General definition of pseudoinverse Let \(A\) be an \(m\times n\) matrix with singular value decomposition \(U\Sigma V^{\top}\), wherein \(\Sigma=\matrix{D & 0\\ 0 & 0}\) is an \(m\times n\) matrix with the \(r\times r\) diagonal submatrix \(D\) with nonzero singular values of \(A\) on the main diagonal, i.e., \(\sigma_1\ge\sigma_2\ge\cdots\ge \sigma_r\gt 0\). Then the pseudoinverse of \(A\) is the \(n\times m\) matrix \(A^{+}\) defined by \[A^{+}=V\,\Sigma^{+}U^{\top}\] wherein \(\Sigma^{+}\) is the \(n\times m\) matrix \[\Sigma^{+}=\matrix{D^{-1} & 0\\ 0 & 0}\text.\]
The following theorem holds:
The least squares problem \(A\vec{v}=\vec{b}\) has a unique least squares approximation that is closest to the origin, namely \[\vec{\beta}=A^{+}\vec{b}\tiny.\]

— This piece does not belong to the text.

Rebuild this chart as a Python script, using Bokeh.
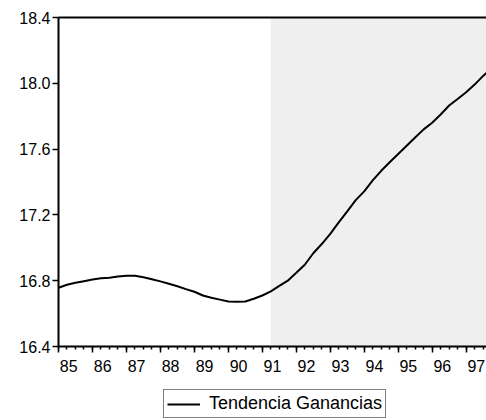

As an example, we consider an earlier regression problem: a regression line for points \((1,2)\), \((2,2)\) and \((3,4)\). In the regression model we have the associated matrix \[A=\matrix{1 & 1\\ 1 & 2 \\ 1 & 3}\] We can compute the pseudoinverse of \(A\): \[A^{\top}\!A = \matrix{1 & 1 & 1\\ 1 & 2 & 3}\matrix{1 & 1\\ 1 & 2 \\ 1 & 3}= \matrix{3 & 6\\ 6 & 14 }\] with determinant \(3\times 14-6\times 6=6\). So the inverse of this \(2\times 2\) matrix is \[(A^{\top}\!A)^{-1} = \frac{1}{6}\matrix{14 & -6\\ -6 & 3 }=\matrix{\frac{7}{3} & -1\\ -1 & \frac{1}{2}}\] The pseudoinverse is: \[A^{+}=(A^{\top}\!A)^{-1}\!A^{\top}= \matrix{\frac{7}{3} & -1\\ -1 & \frac{1}{2}} \matrix{1 & 1 & 1\\ 1 & 2 & 3} = \matrix{\frac{4}{3} & \frac{1}{3} & -\frac{2}{3}\\ -\frac{1}{2} & 0 & \frac{1}{2}}\] To determine the regression line, we must compute the following matrix-vector product in order to determine the coefficients of the equation\(y=a+b\,t\) describing the regression line: \[\matrix{\frac{4}{3} & \frac{1}{3} & -\frac{2}{3}\\ -\frac{1}{2} & 0 & \frac{1}{2}}\cv{2 \\ 2\\ 4}=\cv{\frac{2}{3} \\ 1}\] So we have found the equation \(y=\frac{2}{3} + t\) for the regression line.